THE MUSHROOMING OF ALCOHOL ESTABLISHMENTS: A CASE STUDY OF GREENWELL MATONGO, WINDHOEK, NAMIBIA

Miriam Winnie Hasheela, Janetta Agnes Ananias, Catherina Schenck

Abstract


This qualitative paper aimed at exploring the mushrooming of alcohol establishments in a residential area and potential effects on a community in Namibia. A case study design was applied to explore experiences from 18 participants through in-depth interviews. The purposive sampling method was used to draw participants from various sectors in the community such as self-employed and unemployed persons, shebeen owners, general community members (community councillor, a school teacher, and a police officer), people working at shebeens, and residents who have signed the shebeen consent letter.

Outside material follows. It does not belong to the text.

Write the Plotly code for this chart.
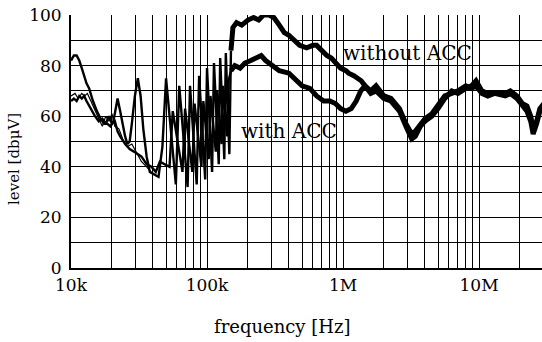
import numpy as np
import plotly.graph_objects as go

# ---- data (frequencies in kHz, levels in dBµV) ----
# "without ACC": low-frequency / comb part
wo_low_f = [10, 10.5, 11, 11.5, 12, 13, 13.6, 14.5, 15.5, 16.5, 17.5, 18.5, 19.5, 20.5,
            21.5, 22, 23, 24, 25, 26, 27, 28, 29.5, 31, 32.5, 34, 36, 38, 41, 44, 47,
            50, 59, 62.5, 72, 75, 84, 87.5, 97, 100, 109, 112.5, 122, 125, 134, 137.5, 146, 150]
wo_low_v = [82, 84, 84, 82, 79, 73, 71, 66, 62, 59, 57, 57, 56, 58,
            64, 67, 62, 56, 52, 49, 50, 57, 68, 75, 68, 55, 44, 38, 37, 36, 48,
            75, 33, 72, 32, 72, 33, 76, 35, 79, 38, 81, 41, 83, 43, 85, 45, 86]

# "without ACC": above 150 kHz
wo_high_f = [150, 155, 165, 180, 200, 220, 240, 260, 285, 310, 340, 370, 400, 445, 480,
             540, 600, 640, 700, 760, 820, 890, 960, 1050, 1100, 1200, 1360, 1500, 1600,
             1750, 2000, 2250, 2600, 2900, 3200, 3400, 3700, 4000, 4500, 5000, 5600, 6300,
             7000, 8000, 8800, 9500, 10500, 11600, 13000, 15600, 17000, 19000, 20800,
             22500, 24000, 25000, 26500, 28000, 30000]
wo_high_v = [86, 95, 97, 96, 98, 99, 98, 100, 100, 99, 96, 93, 92, 90, 88,
             87, 88, 88, 86, 84, 83, 81, 79, 78, 77, 76, 74, 71, 69,
             70, 67, 66, 62, 56, 51, 52, 56, 58, 60, 63, 67, 70,
             69, 71, 72, 74, 70, 69, 69, 69, 70, 68, 65,
             64, 60, 55, 58, 63, 65]

# "with ACC": low-frequency / comb part
w_low_f = [10, 10.5, 11, 11.5, 12, 12.5, 13, 14, 15, 16, 17, 18, 19, 20, 21, 22, 23,
           25, 27, 29, 31, 33, 36, 39, 42, 45,
           53, 56, 66, 69, 78, 81, 91, 94, 103, 106, 116, 119, 128, 131, 141, 144, 150]
w_low_v = [66, 67, 66, 68, 67, 68, 66, 63, 60, 58, 59, 57, 60, 57, 58, 54, 52,
           49, 47, 46, 45, 44, 41, 40, 38, 42,
           40, 62, 38, 63, 38, 65, 40, 66, 43, 68, 46, 70, 49, 72, 52, 74, 78]

# second thin measurement near "with ACC" at low frequency
w2_low_f = [10, 10.7, 11.3, 12, 12.6, 13.2, 14, 15, 16, 17, 18, 19, 20, 21, 22.5, 24,
            26, 28, 30, 33, 36, 40]
w2_low_v = [68, 69, 67, 69, 68, 69, 66, 62, 59, 56, 60, 58, 61, 56, 55, 51,
            48, 49, 46, 42, 40, 37]

# "with ACC": above 150 kHz
w_high_f = [150, 160, 175, 190, 210, 230, 250, 270, 300, 340, 400, 450, 500, 570, 640,
            720, 800, 880, 960, 1050, 1150, 1250, 1350, 1450, 1600, 1750, 2000, 2250,
            2600, 2900, 3200, 3400, 3700, 4000, 4500, 5000, 5600, 6300, 7000, 8000,
            8800, 9500, 10500, 11600, 13000, 15600, 17000, 19000, 20800, 22500, 24000,
            25000, 26500, 28000, 30000]
w_high_v = [78, 80, 79, 81, 82, 83, 84, 82, 80, 78, 77, 74, 72, 71, 68,
            66, 66, 65, 63, 62, 63, 66, 70, 72, 70, 72, 68, 67,
            63, 57, 53, 54, 57, 59, 61, 64, 68, 69, 70, 72,
            71, 72, 69, 68, 69, 68, 69, 67, 64, 62, 58,
            53, 57, 62, 64]

x_grid_vals = [m * 10 ** e for e in range(4, 8) for m in range(1, 10)]
x_tick_labels = {1e4: "10k", 1e5: "100k", 1e6: "1M", 1e7: "10M"}
y_grid_vals = list(range(0, 101, 10))
y_tick_labels = {0: "0", 20: "20", 40: "40", 60: "60", 80: "80", 100: "100"}

FONT = "DejaVu Serif"

def hz(khz):
    return [v * 1e3 for v in khz]

fig = go.Figure()
line_thin = dict(color="black", width=2.4)
line_thick = dict(color="black", width=5)
fig.add_trace(go.Scatter(x=hz(w2_low_f), y=w2_low_v, mode="lines",
                         line=dict(color="black", width=1.2)))
fig.add_trace(go.Scatter(x=hz(w_low_f), y=w_low_v, mode="lines", line=line_thin))
fig.add_trace(go.Scatter(x=hz(wo_low_f), y=wo_low_v, mode="lines", line=line_thin))
fig.add_trace(go.Scatter(x=hz(w_high_f), y=w_high_v, mode="lines", line=line_thick))
fig.add_trace(go.Scatter(x=hz(wo_high_f), y=wo_high_v, mode="lines", line=line_thick))

fig.add_annotation(x=np.log10(0.97e6), y=85, text="without ACC", showarrow=False,
                   xanchor="left", yanchor="middle",
                   font=dict(family=FONT, size=20, color="black"))
fig.add_annotation(x=np.log10(173e3), y=54, text="with ACC", showarrow=False,
                   xanchor="left", yanchor="middle",
                   font=dict(family=FONT, size=20, color="black"))

fig.add_annotation(xref="paper", yref="paper", x=0.448, y=-0.233,
                   text="frequency [Hz]", showarrow=False,
                   xanchor="center", yanchor="middle",
                   font=dict(family=FONT, size=18, color="black"))
fig.add_annotation(xref="paper", yref="paper", x=-0.121, y=0.431,
                   text="level [dbμV]", showarrow=False, textangle=-90,
                   xanchor="center", yanchor="middle",
                   font=dict(family=FONT, size=15, color="black"))

fig.update_xaxes(type="log", range=[4, 7.463],
                 tickvals=x_grid_vals,
                 ticktext=[x_tick_labels.get(v, "") for v in x_grid_vals],
                 showgrid=True, gridcolor="black", gridwidth=1.3,
                 showline=True, linecolor="black", linewidth=2,
                 ticks="", ticklabelstandoff=1, zeroline=False,
                 tickfont=dict(family=FONT, size=17, color="black"))
fig.update_yaxes(range=[0, 100],
                 tickvals=y_grid_vals,
                 ticktext=[y_tick_labels.get(v, "") for v in y_grid_vals],
                 showgrid=True, gridcolor="black", gridwidth=1.3,
                 showline=True, linecolor="black", linewidth=2,
                 ticks="", ticklabelstandoff=4, zeroline=False,
                 tickfont=dict(family=FONT, size=17, color="black"))

fig.update_layout(width=542, height=342,
                  margin=dict(l=71, r=0, t=15, b=74),
                  paper_bgcolor="white", plot_bgcolor="white",
                  showlegend=False)

# remove the browser's default 8px page margin so the figure fills the window
fig.write_html("out.html", config={"displayModeBar": False},
               post_script="document.body.style.margin='0';")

Data were analyzed employing the thematic data analysis method. The collected data were themed into five major themes, namely economic effects, environmental effects, increase in alcohol consumption, poor parenting and an increase in crime. The paper noted that there is a high density of alcohol outlets which is mostly associated with social, economic and environmental effects. The study concluded that too many alcohol establishments in one community increase the chances of social ills compared to a community where alcohol outlets are fewer. This study recommends policy on a stricter monitoring system of alcohol outlets, especially in low-income communities.